- GIVEN DATA:
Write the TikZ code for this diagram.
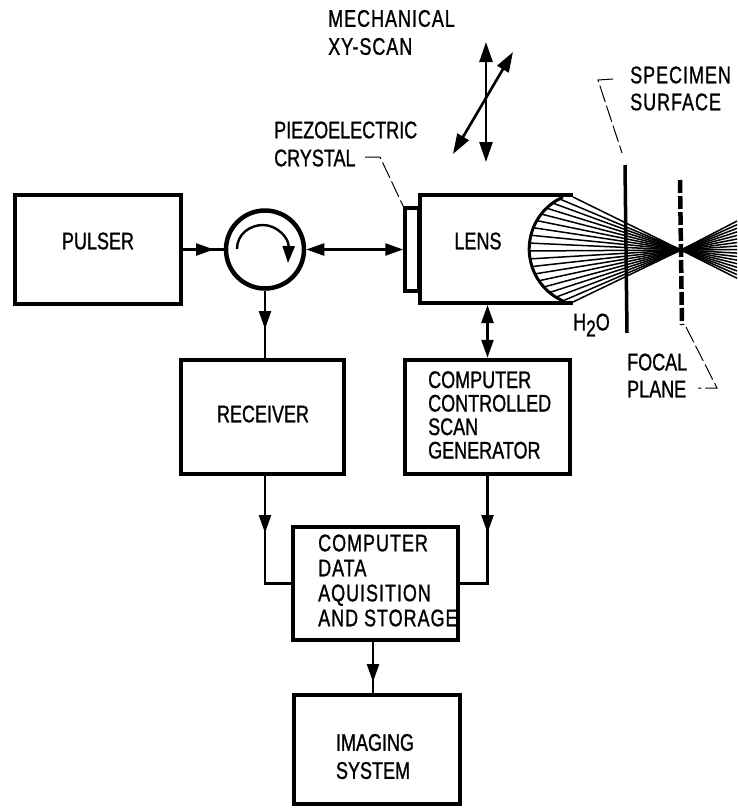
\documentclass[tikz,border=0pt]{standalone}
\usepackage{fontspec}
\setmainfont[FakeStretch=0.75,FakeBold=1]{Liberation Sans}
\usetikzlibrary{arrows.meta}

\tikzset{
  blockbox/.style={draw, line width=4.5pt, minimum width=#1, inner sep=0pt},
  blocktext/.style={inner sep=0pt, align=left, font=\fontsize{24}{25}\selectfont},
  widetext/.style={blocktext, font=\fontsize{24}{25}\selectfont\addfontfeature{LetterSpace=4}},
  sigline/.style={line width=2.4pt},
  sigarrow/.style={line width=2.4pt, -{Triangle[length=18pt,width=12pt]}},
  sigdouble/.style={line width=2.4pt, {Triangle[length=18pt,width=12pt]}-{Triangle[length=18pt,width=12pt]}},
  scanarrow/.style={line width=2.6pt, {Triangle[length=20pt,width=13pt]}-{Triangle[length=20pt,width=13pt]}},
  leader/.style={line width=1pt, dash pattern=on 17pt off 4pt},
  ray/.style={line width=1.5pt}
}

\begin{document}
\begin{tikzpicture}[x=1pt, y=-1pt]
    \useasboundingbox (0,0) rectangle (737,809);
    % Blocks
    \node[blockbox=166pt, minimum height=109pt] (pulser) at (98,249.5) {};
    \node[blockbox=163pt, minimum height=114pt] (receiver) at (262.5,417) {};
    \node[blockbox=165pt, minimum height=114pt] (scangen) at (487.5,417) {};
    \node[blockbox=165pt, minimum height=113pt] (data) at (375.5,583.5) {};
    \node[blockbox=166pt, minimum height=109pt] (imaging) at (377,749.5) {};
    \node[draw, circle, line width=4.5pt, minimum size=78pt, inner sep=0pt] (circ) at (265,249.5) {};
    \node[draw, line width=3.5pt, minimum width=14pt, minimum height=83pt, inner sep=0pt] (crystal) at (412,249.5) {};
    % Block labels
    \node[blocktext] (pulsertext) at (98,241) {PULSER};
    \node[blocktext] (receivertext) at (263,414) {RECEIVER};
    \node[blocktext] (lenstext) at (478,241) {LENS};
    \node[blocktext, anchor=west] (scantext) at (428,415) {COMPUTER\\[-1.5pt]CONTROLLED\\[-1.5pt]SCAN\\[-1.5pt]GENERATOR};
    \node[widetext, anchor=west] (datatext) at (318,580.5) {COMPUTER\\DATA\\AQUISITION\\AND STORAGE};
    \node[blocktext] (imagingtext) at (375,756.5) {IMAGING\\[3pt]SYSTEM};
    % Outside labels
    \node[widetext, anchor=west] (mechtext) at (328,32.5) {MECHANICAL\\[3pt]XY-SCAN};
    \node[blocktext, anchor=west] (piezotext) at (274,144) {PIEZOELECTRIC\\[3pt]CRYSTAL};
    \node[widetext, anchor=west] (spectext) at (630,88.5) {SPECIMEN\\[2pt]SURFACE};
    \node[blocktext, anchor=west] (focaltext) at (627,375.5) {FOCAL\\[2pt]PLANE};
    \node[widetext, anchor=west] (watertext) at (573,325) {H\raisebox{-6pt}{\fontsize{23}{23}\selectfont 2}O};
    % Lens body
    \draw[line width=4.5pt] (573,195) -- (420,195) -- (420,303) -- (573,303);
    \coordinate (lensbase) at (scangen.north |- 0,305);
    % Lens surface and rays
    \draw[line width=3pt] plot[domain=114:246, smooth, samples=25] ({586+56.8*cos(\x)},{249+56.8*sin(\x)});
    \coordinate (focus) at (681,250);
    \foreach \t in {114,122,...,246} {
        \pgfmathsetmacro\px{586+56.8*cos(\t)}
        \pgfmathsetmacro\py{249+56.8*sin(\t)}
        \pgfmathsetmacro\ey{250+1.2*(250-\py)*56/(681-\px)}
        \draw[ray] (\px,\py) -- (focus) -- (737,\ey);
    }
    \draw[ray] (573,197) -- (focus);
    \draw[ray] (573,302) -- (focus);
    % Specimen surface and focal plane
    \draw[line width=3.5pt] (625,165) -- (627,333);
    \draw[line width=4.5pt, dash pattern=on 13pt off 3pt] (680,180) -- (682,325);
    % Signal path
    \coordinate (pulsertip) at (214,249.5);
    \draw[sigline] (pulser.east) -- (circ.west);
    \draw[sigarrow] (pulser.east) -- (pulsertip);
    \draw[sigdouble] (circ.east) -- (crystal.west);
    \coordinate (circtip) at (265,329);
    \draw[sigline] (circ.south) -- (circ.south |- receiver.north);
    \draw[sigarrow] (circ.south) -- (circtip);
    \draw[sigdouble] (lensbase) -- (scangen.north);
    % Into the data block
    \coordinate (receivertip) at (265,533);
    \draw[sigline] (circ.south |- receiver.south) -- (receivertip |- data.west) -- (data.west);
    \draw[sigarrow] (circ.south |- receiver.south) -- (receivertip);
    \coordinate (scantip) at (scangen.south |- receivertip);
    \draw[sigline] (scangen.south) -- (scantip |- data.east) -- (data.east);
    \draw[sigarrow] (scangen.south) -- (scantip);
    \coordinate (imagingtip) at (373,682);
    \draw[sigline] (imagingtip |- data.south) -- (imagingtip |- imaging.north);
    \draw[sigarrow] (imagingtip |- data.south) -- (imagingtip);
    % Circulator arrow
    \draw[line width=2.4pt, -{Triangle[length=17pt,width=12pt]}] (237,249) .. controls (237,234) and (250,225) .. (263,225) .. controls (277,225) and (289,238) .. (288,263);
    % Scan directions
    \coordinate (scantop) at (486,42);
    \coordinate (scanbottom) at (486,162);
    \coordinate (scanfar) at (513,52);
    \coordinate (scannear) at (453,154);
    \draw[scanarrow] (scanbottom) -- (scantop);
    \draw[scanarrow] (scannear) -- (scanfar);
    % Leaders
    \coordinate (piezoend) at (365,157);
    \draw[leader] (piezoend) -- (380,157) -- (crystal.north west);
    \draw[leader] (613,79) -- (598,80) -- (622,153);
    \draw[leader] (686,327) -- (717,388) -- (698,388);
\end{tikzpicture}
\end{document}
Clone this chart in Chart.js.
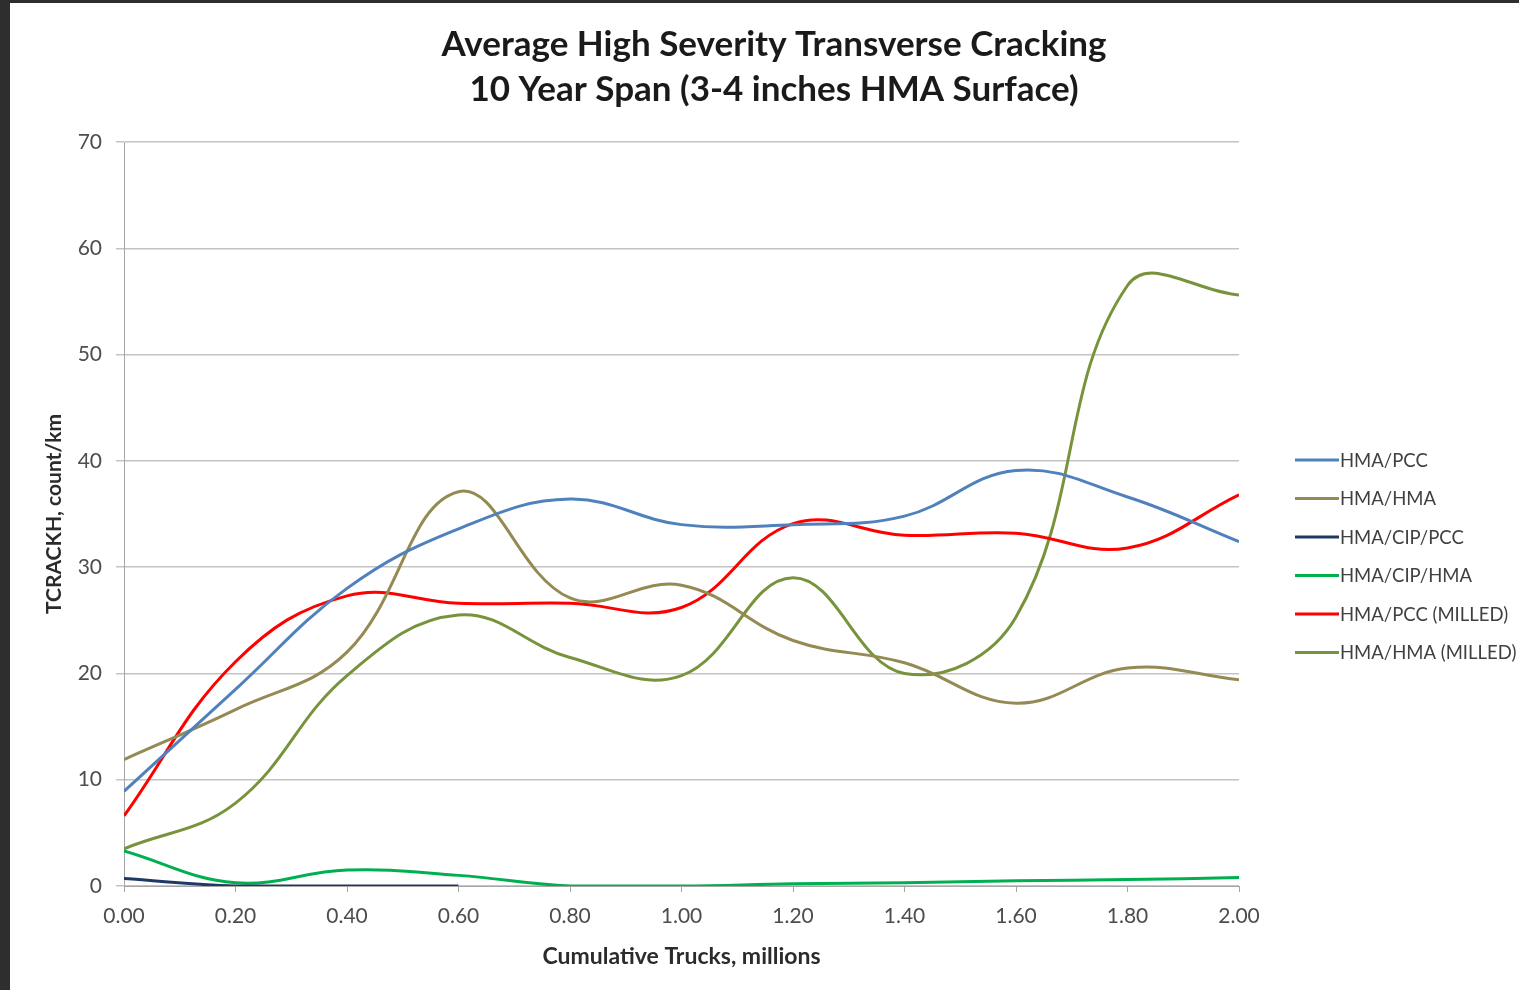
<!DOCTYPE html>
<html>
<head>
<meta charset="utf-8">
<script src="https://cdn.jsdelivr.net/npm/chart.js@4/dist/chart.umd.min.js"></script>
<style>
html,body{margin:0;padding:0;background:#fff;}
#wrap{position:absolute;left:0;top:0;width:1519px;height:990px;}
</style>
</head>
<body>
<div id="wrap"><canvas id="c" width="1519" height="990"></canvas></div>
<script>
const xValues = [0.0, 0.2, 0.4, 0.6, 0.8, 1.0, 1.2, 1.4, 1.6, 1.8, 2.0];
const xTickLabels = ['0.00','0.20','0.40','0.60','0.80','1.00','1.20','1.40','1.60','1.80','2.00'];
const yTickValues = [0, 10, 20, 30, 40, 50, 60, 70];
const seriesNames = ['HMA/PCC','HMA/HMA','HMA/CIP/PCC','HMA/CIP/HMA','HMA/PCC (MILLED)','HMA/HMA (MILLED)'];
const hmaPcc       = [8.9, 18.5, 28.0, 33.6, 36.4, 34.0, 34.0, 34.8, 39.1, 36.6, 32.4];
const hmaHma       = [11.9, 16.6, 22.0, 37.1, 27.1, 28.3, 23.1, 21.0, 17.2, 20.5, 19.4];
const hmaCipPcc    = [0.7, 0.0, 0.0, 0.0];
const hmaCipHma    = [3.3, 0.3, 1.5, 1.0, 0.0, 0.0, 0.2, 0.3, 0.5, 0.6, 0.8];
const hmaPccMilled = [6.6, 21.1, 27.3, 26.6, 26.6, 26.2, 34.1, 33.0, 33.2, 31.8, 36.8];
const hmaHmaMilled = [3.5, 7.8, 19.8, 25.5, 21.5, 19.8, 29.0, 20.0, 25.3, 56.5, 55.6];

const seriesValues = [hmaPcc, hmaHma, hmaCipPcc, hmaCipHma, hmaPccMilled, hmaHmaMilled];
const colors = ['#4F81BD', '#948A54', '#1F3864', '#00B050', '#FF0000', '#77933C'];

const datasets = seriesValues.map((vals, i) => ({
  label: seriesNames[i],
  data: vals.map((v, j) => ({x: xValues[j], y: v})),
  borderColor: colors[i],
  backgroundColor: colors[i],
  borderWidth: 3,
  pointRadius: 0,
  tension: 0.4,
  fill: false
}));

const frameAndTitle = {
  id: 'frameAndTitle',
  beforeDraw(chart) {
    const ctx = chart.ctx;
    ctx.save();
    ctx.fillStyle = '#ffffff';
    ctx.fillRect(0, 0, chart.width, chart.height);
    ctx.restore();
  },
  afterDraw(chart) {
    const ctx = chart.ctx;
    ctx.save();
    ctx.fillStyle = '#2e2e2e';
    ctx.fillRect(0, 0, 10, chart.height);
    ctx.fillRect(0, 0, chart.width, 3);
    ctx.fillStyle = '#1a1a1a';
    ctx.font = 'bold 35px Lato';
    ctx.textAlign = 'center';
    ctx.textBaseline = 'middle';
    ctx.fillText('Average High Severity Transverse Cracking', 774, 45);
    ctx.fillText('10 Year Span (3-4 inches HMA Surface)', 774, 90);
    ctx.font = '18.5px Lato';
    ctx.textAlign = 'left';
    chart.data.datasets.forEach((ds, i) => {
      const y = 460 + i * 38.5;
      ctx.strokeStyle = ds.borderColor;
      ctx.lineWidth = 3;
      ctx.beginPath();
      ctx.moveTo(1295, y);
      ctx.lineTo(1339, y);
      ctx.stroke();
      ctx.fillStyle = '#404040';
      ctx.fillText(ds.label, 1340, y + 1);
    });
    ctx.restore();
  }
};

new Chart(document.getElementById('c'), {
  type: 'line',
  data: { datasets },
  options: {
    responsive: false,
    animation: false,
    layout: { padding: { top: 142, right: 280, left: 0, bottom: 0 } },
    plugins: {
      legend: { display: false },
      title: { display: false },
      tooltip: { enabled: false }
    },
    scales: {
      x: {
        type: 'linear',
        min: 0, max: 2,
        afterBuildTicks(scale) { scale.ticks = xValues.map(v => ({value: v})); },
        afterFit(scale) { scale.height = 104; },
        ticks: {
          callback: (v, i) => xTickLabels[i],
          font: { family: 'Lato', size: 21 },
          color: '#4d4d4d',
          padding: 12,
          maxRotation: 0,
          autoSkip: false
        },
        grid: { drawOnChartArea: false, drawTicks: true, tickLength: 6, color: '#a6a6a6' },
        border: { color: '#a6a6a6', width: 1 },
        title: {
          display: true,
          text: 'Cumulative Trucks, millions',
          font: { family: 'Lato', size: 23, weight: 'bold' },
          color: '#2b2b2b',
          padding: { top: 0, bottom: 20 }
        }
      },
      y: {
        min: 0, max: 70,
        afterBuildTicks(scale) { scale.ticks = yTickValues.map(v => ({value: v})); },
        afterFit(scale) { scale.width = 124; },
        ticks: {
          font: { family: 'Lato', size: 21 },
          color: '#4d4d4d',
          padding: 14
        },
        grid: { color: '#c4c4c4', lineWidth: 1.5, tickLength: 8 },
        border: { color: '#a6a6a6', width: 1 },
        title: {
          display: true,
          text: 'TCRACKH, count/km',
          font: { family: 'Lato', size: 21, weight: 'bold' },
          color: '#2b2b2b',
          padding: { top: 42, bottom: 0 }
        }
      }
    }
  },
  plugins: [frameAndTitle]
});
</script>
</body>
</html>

- WORK TO BE COMPLETED:
Search the records for the string "this" and return every line in which it occurs.

- RESULT OF THE EXERCISE:
Write the TikZ code for this diagram.
Clone this chart in Chart.js.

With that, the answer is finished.